In The Tussle For The South China Sea, A Mayor Tries To Protect His Island
It wasn't so long ago, says Eugenio Bito-onon Jr., that everyone in the Spratly Islands, his patch of the South China Sea, pretty much got along.
"Oh yeah, it was really very peaceful," says Bito-onon, a Filipino who's served for the past five years as mayor of this archipelago of more than 100 small islands and reefs.
"Even the fishermen were friendly, and fishing boats from different countries like Vietnam, China, Hong Kong, they're just docked side by side," he says, speaking to NPR on Palawan, a Philippine island east of the Spratlys. "And they exchange cigarettes, exchange liquor. You don't hear anything about a commotion or heightened conflict — there's no such thing."
Today, things are different, as Bito-onon finds himself and his islands on the front line of a territorial dispute between China and its neighbors. China claims almost all the waters and territories of the South China Sea as its own — an oil- and gas-rich area that's also one of the busiest shipping routes in the world.
The area in dispute includes Pag-asa, the island that Bito-onon calls home, and that's claimed by the Philippines as well. It's the only inhabited island in the Spratlys.
At the end of December, China demanded that the Philippines withdraw from Pag-asa — which the Chinese call Thitu — after a group of Filipino protesters traveled to the island to draw attention to China's actions in the region.
Chinese warships, Bito-onon says, routinely harass Filipino fishermen and boats that bring provisions to Pag-asa.
And then there's the construction. From Pag-asa, the mayor says, it's easy to see Chinese workers filling in nearby Subi Reef and creating an artificial island, complete with a military-capable airstrip.
"It's a small city, lots of lights, and you can see clearly the high-rise crane that's doing the construction there," he says. "During the day, you can see the tip of the runway when the horizon is clear."
That construction, he says, is making some residents on his island fearful.
"In the middle of the night, [a] certain wife called me up about these rumors of war and invasion," he says. "She was crying, said, 'I want my husband to go back to the mainland.' So I let her husband leave the island."

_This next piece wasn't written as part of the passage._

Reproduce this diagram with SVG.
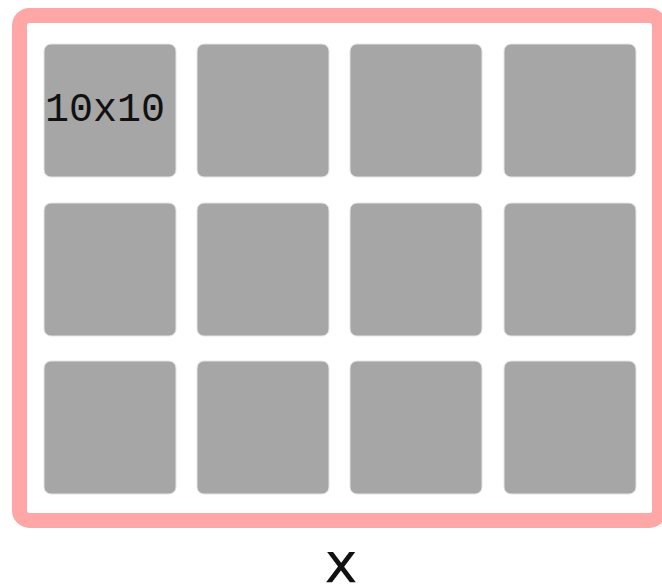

Four times a year, a boat travels to Pag-asa carrying provisions — rice, noodles, cooking oil. Everything the roughly 120 civilian residents depend on has to be delivered by boat or — in emergencies — by the military, which maintains a small garrison there.
In the Philippines, many, including Bito-onon, worry that China has its eye on the energy-rich Reed Bank, a seamount located between Pag-asa and the Philippines mainland, well inside the 200-nautical-mile exclusive economic zone claimed by the Philippines.
This is an area that Bito-onon calls the Philippines' "submerged Saudi Arabia."
"The Reed Bank has energy deposit almost bigger than Kuwait," he says. "So we should not lose that."
Bito-onon also worries about two other reclaimed reefs where China has been busy building airfields.
"We have to be vigilant because of the salami tactics of China," he says. "Because they take one place at a time. Now they have taken the Scarborough [Shoal]. Mischief Reef, they're doing an airport. So what comes next?"
If necessary, he says, the Philippines should be ready to fight for the Reed Bank. But he hopes it doesn't come to that, and that an international court will rule in favor of the Philippines this year in a case it has brought against China over the disputed South China Sea areas.
He also hopes the United States will help discourage China from new construction or declarations of sovereignty, and that the U.S. continues to insist on protecting freedom of navigation in the area.
In its haste to create new artificial islands, Bito-onon warns, China is ignoring the environmental damage it's causing. When he first came to the Spratlys almost 20 years ago, "I said, 'It's perfect. When you look underwater, wow, it's like an aquarium, lots of fish, corals.' " Now, he says, "massive corals" are being destroyed.
"Everything in [the Spratly Islands] comes from the sea," he says. "It's the livelihood. And if there's no arbiter, broker for peace and harmonious co-existence ... it will all be destroyed, there will be no livelihood. It will be a useless place. Except for the oil."
Still, he's hoping for the best. His dream is to make the Spratlys a protected ecotourist destination to be shared and enjoyed by everyone. The name Pag-asa, after all, translates as "hope."